Some families decide that toy guns (or toy weapons of any kind) won't come into their house. I respect that and have never wanted to offend any of our friends who have made that decision. My stance has been that little boys are hard-wired to be warriors. God did that. What do little boys do when they have no gun or sword to play with? You know what they do. They find a stick or a toilet paper tube or their fingers. Hard-wired. With that, comes our responsibility to teach them that "shooting" their mother in the head is dishonoring their mother. And there's the whole gun safety/respect for guns training that can never be over-emphasized, but I really want to address a different issue here.
Grandpa Nelson was a Veteran.
Little boys are really little men. And men are powerful creatures, as God designed them to be. Boys long for the power, the adventure, the heroism that should come with manhood. But for all of that to happen, boys have to learn how to attain those things honorably. Aren't we all sickened by what angry men do with guns? Don't we cringe when we see men abuse their power by taking advantage of those who are physically or emotionally weaker than they? Even a child recognizes these things. So, our knee-jerk reaction is to say that power, and strength, and risk-taking are bad or dangerous things. What follows is a world, a nation, a society, a church, a family full of men who are... pansies. They are weak and passive and think that it's wrong to fully be a man. Ouch. I know I may step on toes when I say that, but look at the converse of that man. Have you ever recognized a man who used his power to help someone who was in real need? Or who heroically laid down his life to save someone else or defend his country? What part of that power, or strength, or risk-taking would you be willing to strip away from one of those men? Not one iota! Our hearts swell with admiration for men like that! Do we not want our family, our church, our society, our country and our world to be FILLED with those kinds of men? Of course we do!
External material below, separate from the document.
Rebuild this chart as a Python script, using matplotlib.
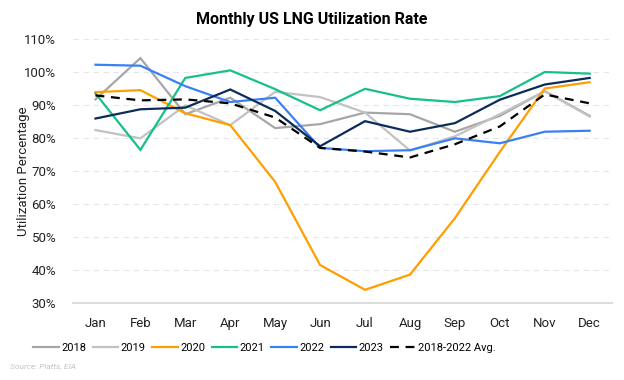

We live in a fallen world, but God gives us reason to hope that men can indeed become everything God wants them to be. He gave us Scripture, full of stories of great men of God, proverbs about raising sons, letters about how a young man ought to live, and examples of the life of His perfect Son, Jesus Christ. Our Maker doesn't want harsh, ruthless, arrogant men; nor does He want effeminate, shut-down, disconnected men. So when we raise our boys, or when we attempt to encourage the boys around us, we want to esteem all of the virtuous character traits we see in them. We want to teach them what it means to be noble and honorable and forthright. We want to give them examples of heroic men of virtue. We can actually help them desire these traits by telling stories of their great-grandfathers, uncles, church elders or great missionary men who were heroes in their families, or churches or countries. We should teach them to first notice and then defend the "underdogs" they come across. We can find admirable qualities in their fathers (especially if they are our husbands) and point them out in front of our boys.
Our little men need to be loved strongly and also with gentleness and compassion. We encourage, we train, we disciple, we mentor our boys. Then when it's time to unleash them as young men, no one will fear what they hold in their hands, and this world will feel safe being held by them.